To his credit, Swisher did his best to hang on as long as he could. One would expect no less from a player who had obscene amounts of fun playing baseball. When the Braves released him towards the end of spring training last year, he accepted a minor league deal with the Yankees and put up decent numbers at triple-A. With Mark Teixeira struggling with injuries of his own, some speculated that Swisher may get another chance with the Bronx Bombers. But it was not meant to be.
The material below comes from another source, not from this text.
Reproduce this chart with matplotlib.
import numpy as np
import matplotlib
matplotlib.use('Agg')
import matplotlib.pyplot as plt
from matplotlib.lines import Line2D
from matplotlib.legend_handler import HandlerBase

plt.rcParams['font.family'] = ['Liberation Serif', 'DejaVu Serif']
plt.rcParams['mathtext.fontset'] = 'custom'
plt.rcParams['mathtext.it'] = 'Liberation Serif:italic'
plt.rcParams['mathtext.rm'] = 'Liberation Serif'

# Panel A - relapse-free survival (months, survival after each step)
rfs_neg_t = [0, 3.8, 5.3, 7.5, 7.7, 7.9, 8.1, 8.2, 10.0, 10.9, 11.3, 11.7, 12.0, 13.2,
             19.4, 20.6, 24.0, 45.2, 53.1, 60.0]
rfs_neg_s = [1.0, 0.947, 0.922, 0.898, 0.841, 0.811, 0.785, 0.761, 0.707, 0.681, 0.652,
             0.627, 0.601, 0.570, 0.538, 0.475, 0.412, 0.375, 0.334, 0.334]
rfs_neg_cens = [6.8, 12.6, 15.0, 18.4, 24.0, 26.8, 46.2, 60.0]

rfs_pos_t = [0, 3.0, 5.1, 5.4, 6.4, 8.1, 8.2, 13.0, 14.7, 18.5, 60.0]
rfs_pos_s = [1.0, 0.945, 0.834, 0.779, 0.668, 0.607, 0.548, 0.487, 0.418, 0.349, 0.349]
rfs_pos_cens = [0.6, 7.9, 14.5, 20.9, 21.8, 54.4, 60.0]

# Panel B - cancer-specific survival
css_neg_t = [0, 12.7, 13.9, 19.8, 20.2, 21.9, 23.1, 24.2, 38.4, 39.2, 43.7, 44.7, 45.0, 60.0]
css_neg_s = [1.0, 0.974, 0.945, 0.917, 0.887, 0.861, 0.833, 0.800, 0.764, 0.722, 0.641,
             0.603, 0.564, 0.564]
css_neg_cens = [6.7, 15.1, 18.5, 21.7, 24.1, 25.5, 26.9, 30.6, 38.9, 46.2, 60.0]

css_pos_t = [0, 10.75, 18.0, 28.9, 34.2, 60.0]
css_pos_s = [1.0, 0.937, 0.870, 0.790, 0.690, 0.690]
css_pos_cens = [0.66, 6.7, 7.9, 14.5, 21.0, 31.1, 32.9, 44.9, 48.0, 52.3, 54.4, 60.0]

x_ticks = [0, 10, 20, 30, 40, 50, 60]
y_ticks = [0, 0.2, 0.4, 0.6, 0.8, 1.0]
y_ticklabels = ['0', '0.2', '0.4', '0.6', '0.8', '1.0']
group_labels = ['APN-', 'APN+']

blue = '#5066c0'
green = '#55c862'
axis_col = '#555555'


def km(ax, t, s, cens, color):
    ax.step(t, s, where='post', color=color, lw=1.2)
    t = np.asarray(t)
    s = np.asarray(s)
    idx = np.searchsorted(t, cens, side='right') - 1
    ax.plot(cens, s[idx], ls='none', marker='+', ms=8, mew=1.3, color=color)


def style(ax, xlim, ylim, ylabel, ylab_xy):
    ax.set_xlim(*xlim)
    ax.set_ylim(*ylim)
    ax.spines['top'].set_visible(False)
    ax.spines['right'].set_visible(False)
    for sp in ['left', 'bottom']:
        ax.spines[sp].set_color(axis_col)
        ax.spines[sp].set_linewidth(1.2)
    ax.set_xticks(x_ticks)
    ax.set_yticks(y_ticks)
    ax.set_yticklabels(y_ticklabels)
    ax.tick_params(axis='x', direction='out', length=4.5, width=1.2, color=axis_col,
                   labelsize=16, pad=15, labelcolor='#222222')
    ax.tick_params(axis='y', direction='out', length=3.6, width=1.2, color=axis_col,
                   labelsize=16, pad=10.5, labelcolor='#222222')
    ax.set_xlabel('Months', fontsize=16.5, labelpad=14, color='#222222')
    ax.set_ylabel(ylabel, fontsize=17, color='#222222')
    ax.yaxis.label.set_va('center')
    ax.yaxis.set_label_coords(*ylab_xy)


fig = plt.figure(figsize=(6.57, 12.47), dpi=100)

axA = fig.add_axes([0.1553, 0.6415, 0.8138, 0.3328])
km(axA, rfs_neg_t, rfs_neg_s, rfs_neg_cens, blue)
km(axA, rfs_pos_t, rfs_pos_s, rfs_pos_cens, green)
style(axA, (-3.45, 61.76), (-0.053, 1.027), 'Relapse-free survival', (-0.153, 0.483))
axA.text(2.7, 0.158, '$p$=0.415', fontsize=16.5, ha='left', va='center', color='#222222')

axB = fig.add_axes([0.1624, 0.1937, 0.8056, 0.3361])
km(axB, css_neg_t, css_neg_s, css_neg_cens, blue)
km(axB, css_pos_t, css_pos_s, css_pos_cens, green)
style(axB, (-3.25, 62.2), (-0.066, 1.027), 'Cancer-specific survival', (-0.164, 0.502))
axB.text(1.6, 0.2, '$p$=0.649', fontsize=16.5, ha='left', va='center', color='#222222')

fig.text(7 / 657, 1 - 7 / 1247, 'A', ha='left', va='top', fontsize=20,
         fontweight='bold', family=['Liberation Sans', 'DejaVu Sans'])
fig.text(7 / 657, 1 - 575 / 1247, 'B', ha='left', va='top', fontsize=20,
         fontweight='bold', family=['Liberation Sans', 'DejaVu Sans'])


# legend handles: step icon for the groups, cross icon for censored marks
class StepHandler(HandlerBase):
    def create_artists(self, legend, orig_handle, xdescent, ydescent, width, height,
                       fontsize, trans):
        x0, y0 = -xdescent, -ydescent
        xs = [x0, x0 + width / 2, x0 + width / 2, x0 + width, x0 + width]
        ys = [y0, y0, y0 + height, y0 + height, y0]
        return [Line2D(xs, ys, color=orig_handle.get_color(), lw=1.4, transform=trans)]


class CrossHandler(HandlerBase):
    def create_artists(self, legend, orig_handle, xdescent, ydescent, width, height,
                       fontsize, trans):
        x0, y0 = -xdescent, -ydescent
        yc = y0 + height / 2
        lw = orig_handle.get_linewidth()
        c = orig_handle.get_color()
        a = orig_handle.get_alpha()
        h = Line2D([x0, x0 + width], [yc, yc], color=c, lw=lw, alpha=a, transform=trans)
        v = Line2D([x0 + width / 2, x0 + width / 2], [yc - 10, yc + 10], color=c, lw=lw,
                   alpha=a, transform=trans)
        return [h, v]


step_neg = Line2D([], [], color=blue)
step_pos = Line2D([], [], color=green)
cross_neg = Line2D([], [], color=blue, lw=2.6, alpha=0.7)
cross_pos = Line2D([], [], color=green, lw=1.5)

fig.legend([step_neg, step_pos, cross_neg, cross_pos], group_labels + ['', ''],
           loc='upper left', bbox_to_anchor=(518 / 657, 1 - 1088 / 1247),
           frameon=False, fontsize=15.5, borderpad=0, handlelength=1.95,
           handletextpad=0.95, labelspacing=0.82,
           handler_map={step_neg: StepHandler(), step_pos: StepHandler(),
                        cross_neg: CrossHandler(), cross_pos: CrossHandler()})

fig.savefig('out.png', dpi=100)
When Swisher walked away from professional baseball last summer, it turned out to be for good.

“You try and hang on for as long as you can, and I’m glad I did, because I had so much fun last year playing with those young guys in Scranton, Pennsylvania,” Swisher writes. “When you’ve been the young punk in the locker room before, and then the roles reverse and the young guys are like, ‘Hey man, you O.K.? Can we help you off the bus?’ That’s full circle.”

He admits that he would have liked to play longer, but Swisher says that it felt good to come to grips with his retirement and make it official.

“This is something I’ve been thinking about for a while. I mean, your body tells you when it’s time to call it quits,” he writes. “And this off-season, my body was screaming, ‘The dream is over, baby!’ And I can’t argue with that. My dream was to play until I was 40 years old, and to be honest, I’m 36 now, and I’m lucky to have played as long as I did.”

Soon after Swisher announced his retirement, Fox Sports announced that it has hired him as a baseball analyst, a job that will keep him connected to the game, which is good news for both Swisher and fans.

For his career, Swisher hit .249 with 245 home runs, posting a career OPS of .799. Those aren’t numbers that will get Swisher into the Hall of Fame. But even if Swisher won’t ever get to Cooperstown, he won’t soon be forgotten. Swisher will long be remembered for being a player who took more joy out of being on a major league field than almost anyone who ever played the game.

Swisher himself says it best in his farewell note: “I guarantee you’re gonna have a hard time ever finding somebody who had as much fun playing the game as I did.”